Google is building a subsea fibre-optic network cable that connects the UK, US and Spain as part of an effort to improve its services.
The ‘Grace Hopper’ cable, Google’s fourth privately-owned undersea cable, will run from New York and split off to Bilbao in Spain and Cornwall in the UK.
Underwater cables carry 98% of the world’s data, according to Google, and are a vital part of global communications. They are typically built by groups of communications firms which then charge other companies to use them.
The Grace Hopper cable will be one of the first new cables to connect the US and UK since 2003 and will power Google services like Meet, Gmail and Google Cloud. It also marks the tech giant’s first investment in a private subsea cable route to the UK and its first-ever route to Spain. The Bilbao landing point will also integrate an upcoming Google Cloud region in Madrid.
The cable will be equipped with 16 fibre pairs (32 fibres), which is a significant upgrade to the internet infrastructure connecting the US with Europe, according to Google. A contract to build the cable was signed earlier this year with Eatontown, a New Jersey-based subsea cable provider and the project is expected to be completed by 2022.
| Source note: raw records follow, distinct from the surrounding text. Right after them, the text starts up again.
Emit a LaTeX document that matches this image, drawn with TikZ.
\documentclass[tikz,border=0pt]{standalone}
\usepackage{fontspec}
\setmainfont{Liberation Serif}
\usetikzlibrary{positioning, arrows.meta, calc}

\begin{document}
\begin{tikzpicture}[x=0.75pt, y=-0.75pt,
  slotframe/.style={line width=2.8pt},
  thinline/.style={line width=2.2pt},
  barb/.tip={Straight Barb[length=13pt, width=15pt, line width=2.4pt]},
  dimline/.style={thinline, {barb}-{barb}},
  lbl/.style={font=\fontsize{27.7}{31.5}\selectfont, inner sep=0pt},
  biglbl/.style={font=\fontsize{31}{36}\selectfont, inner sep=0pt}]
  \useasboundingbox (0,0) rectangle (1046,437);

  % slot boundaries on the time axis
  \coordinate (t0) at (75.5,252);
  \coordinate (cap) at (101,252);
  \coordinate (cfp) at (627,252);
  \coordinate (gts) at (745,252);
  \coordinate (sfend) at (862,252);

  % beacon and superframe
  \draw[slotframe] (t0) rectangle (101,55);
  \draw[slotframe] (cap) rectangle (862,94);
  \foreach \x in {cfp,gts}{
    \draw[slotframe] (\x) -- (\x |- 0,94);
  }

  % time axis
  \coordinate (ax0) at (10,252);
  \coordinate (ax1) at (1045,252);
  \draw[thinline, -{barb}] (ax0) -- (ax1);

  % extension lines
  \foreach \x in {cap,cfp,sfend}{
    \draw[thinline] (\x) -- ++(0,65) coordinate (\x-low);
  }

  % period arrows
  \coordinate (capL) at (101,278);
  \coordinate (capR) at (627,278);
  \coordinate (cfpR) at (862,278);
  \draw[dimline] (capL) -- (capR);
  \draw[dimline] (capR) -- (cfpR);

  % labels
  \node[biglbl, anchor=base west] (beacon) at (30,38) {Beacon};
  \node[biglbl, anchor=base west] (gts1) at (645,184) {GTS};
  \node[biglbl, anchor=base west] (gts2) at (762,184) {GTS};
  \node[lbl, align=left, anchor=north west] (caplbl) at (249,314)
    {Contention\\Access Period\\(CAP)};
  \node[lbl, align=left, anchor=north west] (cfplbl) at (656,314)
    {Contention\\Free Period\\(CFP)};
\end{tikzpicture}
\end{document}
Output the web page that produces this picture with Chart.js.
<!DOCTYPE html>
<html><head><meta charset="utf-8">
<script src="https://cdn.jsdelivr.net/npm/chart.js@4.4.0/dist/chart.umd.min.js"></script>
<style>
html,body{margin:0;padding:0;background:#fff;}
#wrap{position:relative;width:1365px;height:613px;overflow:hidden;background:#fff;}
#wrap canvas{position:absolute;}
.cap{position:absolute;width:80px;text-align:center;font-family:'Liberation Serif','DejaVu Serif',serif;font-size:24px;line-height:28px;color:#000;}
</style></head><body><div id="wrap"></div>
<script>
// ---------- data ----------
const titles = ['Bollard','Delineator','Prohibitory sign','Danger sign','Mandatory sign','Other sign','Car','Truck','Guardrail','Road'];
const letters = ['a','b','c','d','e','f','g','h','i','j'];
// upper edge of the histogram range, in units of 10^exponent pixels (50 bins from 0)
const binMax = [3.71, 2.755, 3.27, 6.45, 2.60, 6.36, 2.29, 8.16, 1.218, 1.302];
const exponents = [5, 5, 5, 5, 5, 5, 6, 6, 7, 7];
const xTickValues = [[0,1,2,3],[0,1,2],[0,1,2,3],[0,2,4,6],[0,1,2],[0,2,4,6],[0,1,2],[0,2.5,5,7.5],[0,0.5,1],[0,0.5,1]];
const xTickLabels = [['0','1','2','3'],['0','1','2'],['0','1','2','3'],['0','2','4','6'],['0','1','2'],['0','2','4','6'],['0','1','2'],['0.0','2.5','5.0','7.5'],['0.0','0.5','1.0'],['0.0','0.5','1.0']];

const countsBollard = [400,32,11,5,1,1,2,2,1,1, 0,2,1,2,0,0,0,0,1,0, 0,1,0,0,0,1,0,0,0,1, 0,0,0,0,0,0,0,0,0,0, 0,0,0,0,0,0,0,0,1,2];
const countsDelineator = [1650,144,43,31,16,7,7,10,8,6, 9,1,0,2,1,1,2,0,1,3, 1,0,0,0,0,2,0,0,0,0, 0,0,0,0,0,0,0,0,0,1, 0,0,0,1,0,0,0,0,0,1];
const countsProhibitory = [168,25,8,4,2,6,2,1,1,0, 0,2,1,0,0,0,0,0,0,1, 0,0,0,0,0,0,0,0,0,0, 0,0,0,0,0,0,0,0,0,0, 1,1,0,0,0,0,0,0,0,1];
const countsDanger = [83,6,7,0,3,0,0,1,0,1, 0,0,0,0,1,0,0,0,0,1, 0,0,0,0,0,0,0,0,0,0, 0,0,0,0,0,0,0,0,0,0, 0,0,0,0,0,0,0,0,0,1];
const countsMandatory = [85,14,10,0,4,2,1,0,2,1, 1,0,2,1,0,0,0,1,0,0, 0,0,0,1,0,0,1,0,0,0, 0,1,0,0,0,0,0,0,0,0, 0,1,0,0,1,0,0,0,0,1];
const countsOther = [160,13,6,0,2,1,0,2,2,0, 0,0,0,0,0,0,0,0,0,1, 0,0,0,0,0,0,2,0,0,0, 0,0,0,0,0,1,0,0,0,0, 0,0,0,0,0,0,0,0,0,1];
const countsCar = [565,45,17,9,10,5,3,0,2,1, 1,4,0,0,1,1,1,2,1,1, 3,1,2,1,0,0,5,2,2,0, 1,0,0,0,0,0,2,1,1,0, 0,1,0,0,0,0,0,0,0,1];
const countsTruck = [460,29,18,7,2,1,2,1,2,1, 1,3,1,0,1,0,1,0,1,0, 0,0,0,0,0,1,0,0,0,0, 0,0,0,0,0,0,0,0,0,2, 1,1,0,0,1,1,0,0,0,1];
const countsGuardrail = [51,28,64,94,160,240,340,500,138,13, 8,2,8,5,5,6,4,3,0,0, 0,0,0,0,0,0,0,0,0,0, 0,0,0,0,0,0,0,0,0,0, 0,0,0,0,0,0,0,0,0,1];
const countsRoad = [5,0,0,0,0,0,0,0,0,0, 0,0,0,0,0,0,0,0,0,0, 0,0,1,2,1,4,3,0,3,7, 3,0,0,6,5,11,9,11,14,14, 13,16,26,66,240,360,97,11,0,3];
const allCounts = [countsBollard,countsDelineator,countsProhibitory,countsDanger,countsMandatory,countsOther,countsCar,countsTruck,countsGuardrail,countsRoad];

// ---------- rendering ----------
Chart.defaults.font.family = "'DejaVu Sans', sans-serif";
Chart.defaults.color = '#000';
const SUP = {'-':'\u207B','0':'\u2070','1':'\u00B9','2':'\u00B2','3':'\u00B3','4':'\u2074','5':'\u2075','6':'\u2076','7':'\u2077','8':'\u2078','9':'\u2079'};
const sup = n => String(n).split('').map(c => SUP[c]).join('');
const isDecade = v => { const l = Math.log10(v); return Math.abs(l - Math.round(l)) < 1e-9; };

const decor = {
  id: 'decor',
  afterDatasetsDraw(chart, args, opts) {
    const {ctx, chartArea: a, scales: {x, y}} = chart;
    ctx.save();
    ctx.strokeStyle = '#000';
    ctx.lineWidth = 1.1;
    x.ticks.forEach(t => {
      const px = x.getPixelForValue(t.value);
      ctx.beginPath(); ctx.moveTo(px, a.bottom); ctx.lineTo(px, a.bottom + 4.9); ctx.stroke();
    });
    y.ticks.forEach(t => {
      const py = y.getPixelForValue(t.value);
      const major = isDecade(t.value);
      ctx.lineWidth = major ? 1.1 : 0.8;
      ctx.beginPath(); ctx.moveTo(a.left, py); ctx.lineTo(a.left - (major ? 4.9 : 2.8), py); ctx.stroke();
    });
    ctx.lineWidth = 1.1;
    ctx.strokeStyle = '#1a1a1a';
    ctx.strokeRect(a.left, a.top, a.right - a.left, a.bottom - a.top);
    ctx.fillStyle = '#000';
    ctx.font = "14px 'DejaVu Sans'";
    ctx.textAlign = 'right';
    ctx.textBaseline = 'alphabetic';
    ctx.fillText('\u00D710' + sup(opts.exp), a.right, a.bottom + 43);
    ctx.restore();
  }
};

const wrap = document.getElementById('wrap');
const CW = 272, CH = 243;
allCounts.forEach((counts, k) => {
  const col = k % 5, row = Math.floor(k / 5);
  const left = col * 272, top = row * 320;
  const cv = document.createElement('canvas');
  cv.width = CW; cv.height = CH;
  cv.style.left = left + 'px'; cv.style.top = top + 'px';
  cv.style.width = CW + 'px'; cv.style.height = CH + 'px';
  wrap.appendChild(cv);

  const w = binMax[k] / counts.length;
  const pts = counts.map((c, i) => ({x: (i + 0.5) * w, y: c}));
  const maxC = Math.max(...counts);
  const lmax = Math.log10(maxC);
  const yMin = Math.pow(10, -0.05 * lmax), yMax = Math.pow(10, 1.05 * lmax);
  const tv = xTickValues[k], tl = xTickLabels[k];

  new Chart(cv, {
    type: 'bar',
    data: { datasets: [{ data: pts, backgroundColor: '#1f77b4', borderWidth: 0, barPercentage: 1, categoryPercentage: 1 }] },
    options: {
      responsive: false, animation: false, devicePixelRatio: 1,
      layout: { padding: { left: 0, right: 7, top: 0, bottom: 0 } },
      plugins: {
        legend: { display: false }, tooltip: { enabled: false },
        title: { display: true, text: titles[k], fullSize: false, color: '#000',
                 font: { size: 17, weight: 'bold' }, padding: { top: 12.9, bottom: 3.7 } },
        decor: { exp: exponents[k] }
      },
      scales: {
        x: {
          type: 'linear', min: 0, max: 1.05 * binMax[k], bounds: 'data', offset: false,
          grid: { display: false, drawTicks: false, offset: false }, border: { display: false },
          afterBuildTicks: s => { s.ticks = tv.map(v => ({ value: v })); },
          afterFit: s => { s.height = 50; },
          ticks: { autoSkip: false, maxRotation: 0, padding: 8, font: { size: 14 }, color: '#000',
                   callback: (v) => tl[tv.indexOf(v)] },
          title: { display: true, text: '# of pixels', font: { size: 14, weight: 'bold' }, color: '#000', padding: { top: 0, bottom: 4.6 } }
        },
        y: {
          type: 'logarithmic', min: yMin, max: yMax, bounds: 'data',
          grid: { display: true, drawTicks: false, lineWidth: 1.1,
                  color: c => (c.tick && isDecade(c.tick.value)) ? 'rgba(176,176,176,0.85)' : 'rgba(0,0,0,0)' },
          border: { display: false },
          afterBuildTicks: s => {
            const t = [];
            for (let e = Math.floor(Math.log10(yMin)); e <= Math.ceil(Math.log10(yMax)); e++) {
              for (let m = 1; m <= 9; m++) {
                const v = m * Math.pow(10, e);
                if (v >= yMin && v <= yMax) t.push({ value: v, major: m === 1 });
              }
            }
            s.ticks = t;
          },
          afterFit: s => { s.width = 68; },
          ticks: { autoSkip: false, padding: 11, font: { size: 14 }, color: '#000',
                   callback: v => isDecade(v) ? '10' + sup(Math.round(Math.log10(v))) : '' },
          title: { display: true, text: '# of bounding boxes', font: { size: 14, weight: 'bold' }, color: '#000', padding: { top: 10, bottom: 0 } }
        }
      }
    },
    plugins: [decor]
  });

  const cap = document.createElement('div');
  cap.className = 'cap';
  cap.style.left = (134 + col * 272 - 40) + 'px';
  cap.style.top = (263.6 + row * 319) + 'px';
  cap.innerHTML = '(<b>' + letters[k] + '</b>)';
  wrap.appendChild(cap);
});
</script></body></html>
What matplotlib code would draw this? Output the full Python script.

The name of the cable is a nod to American computer science pioneer Grace Brewster Murray Hopper who is best known for her work on one of the first linkers (compilers). She’s also famous for finding an actual bug in a programme when a trapped moth short-circuited an early Harvard Mark II computer.
Jayne Stowell, who oversees construction of the company’s undersea cable projects, said Google needed an internet connection that could be relied upon.
“It’s not enough to have a single cable because any element in the network can break from time to time, and if it’s 8,000 metres under the sea, it takes a while to repair,” she told the BBC.